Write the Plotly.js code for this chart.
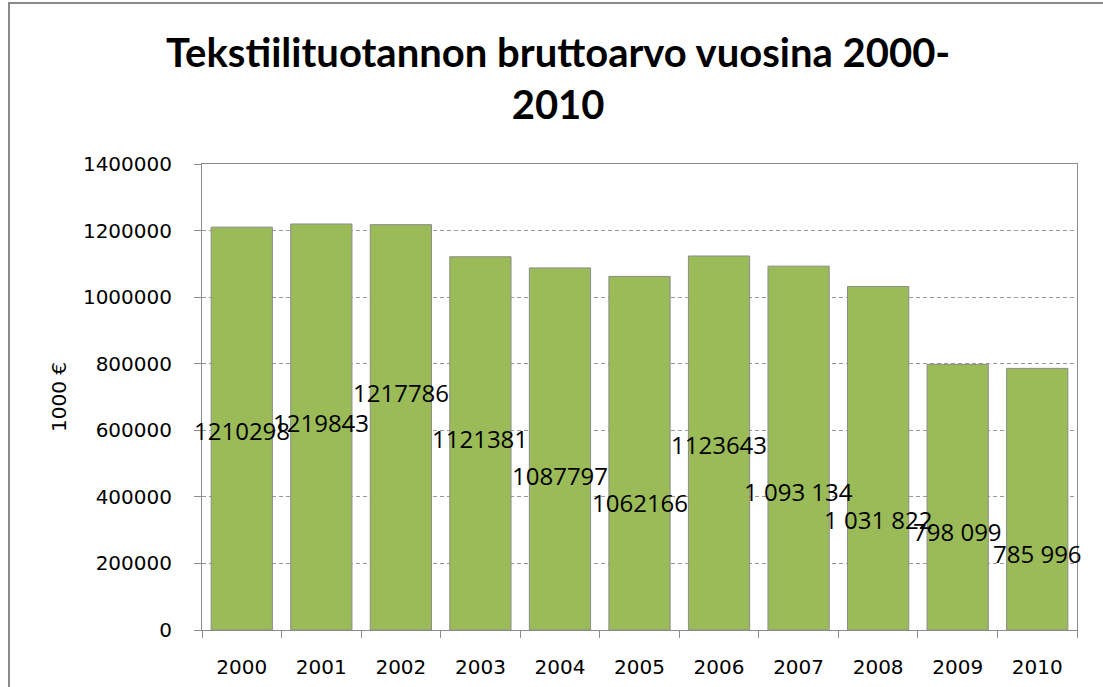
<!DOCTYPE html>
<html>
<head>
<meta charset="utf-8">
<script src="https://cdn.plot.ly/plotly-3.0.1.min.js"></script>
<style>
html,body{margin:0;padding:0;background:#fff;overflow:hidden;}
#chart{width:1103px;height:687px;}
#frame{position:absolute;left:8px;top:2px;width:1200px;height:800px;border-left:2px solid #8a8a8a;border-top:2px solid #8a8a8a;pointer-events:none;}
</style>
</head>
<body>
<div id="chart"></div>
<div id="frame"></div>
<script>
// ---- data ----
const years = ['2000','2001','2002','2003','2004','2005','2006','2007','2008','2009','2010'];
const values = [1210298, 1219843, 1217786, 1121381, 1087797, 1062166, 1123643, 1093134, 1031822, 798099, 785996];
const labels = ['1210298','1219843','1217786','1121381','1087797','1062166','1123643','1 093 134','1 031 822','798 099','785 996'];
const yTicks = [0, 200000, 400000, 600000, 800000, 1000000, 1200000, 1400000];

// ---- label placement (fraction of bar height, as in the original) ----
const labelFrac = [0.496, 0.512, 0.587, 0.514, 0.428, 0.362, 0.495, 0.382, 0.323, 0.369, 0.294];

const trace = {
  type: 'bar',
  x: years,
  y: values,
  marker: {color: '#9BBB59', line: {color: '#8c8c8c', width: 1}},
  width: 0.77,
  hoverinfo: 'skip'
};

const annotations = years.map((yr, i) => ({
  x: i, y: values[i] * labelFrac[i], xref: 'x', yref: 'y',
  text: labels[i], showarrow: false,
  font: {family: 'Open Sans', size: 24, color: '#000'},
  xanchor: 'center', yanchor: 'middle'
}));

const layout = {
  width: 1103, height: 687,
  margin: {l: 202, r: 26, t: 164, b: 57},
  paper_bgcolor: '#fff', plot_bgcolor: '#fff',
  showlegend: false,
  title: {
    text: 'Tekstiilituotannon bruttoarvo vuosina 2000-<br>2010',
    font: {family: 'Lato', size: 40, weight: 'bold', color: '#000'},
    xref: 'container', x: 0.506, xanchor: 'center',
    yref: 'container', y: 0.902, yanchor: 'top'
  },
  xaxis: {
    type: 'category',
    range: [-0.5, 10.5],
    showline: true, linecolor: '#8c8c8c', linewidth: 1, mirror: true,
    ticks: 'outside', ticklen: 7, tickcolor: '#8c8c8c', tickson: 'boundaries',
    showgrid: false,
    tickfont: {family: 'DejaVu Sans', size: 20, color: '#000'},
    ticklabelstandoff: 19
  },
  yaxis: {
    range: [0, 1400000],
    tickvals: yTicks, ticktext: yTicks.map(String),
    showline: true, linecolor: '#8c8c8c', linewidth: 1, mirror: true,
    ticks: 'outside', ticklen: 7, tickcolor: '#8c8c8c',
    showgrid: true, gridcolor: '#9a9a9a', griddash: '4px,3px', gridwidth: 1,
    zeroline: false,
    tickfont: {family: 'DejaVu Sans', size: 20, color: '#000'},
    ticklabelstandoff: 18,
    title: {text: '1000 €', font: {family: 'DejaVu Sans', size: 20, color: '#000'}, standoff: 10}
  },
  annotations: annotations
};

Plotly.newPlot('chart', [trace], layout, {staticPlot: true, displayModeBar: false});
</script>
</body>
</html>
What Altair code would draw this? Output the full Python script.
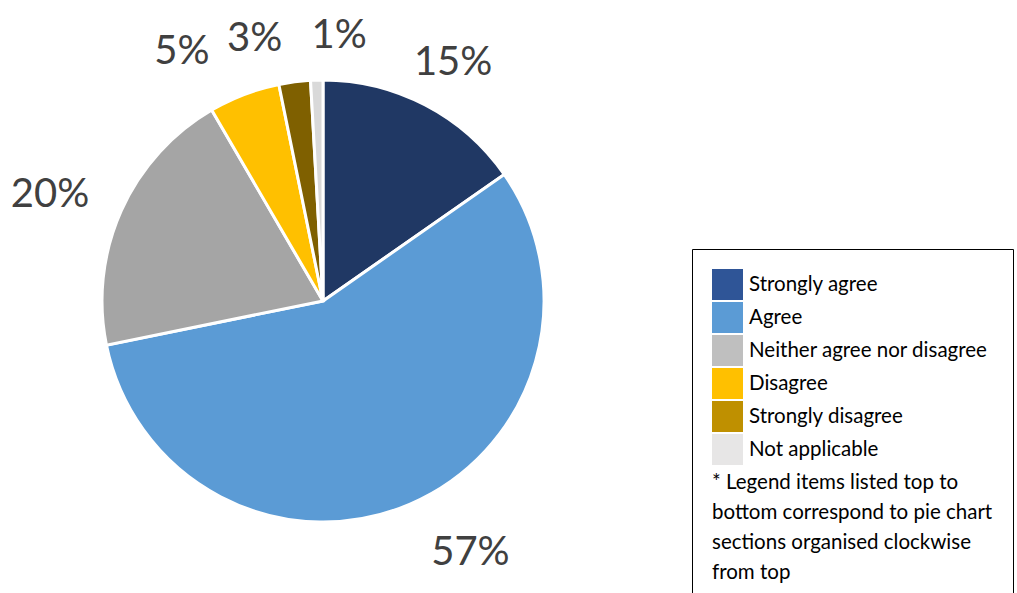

........

Task: Return all of the data exactly as written, and drop the pictures.

Task solution:
Write the Plotly.js code for this chart.
<!DOCTYPE html>
<html>
<head>
<meta charset="utf-8">
<script src="https://cdn.plot.ly/plotly-3.0.1.min.js"></script>
<style>
html,body{margin:0;padding:0;background:#fff;overflow:hidden;}
#chart{width:1103px;height:687px;}
#frame{position:absolute;left:8px;top:2px;width:1200px;height:800px;border-left:2px solid #8a8a8a;border-top:2px solid #8a8a8a;pointer-events:none;}
</style>
</head>
<body>
<div id="chart"></div>
<div id="frame"></div>
<script>
// ---- data ----
const years = ['2000','2001','2002','2003','2004','2005','2006','2007','2008','2009','2010'];
const values = [1210298, 1219843, 1217786, 1121381, 1087797, 1062166, 1123643, 1093134, 1031822, 798099, 785996];
const labels = ['1210298','1219843','1217786','1121381','1087797','1062166','1123643','1 093 134','1 031 822','798 099','785 996'];
const yTicks = [0, 200000, 400000, 600000, 800000, 1000000, 1200000, 1400000];

// ---- label placement (fraction of bar height, as in the original) ----
const labelFrac = [0.496, 0.512, 0.587, 0.514, 0.428, 0.362, 0.495, 0.382, 0.323, 0.369, 0.294];

const trace = {
  type: 'bar',
  x: years,
  y: values,
  marker: {color: '#9BBB59', line: {color: '#8c8c8c', width: 1}},
  width: 0.77,
  hoverinfo: 'skip'
};

const annotations = years.map((yr, i) => ({
  x: i, y: values[i] * labelFrac[i], xref: 'x', yref: 'y',
  text: labels[i], showarrow: false,
  font: {family: 'Open Sans', size: 24, color: '#000'},
  xanchor: 'center', yanchor: 'middle'
}));

const layout = {
  width: 1103, height: 687,
  margin: {l: 202, r: 26, t: 164, b: 57},
  paper_bgcolor: '#fff', plot_bgcolor: '#fff',
  showlegend: false,
  title: {
    text: 'Tekstiilituotannon bruttoarvo vuosina 2000-<br>2010',
    font: {family: 'Lato', size: 40, weight: 'bold', color: '#000'},
    xref: 'container', x: 0.506, xanchor: 'center',
    yref: 'container', y: 0.902, yanchor: 'top'
  },
  xaxis: {
    type: 'category',
    range: [-0.5, 10.5],
    showline: true, linecolor: '#8c8c8c', linewidth: 1, mirror: true,
    ticks: 'outside', ticklen: 7, tickcolor: '#8c8c8c', tickson: 'boundaries',
    showgrid: false,
    tickfont: {family: 'DejaVu Sans', size: 20, color: '#000'},
    ticklabelstandoff: 19
  },
  yaxis: {
    range: [0, 1400000],
    tickvals: yTicks, ticktext: yTicks.map(String),
    showline: true, linecolor: '#8c8c8c', linewidth: 1, mirror: true,
    ticks: 'outside', ticklen: 7, tickcolor: '#8c8c8c',
    showgrid: true, gridcolor: '#9a9a9a', griddash: '4px,3px', gridwidth: 1,
    zeroline: false,
    tickfont: {family: 'DejaVu Sans', size: 20, color: '#000'},
    ticklabelstandoff: 18,
    title: {text: '1000 €', font: {family: 'DejaVu Sans', size: 20, color: '#000'}, standoff: 10}
  },
  annotations: annotations
};

Plotly.newPlot('chart', [trace], layout, {staticPlot: true, displayModeBar: false});
</script>
</body>
</html>
What Altair code would draw this? Output the full Python script.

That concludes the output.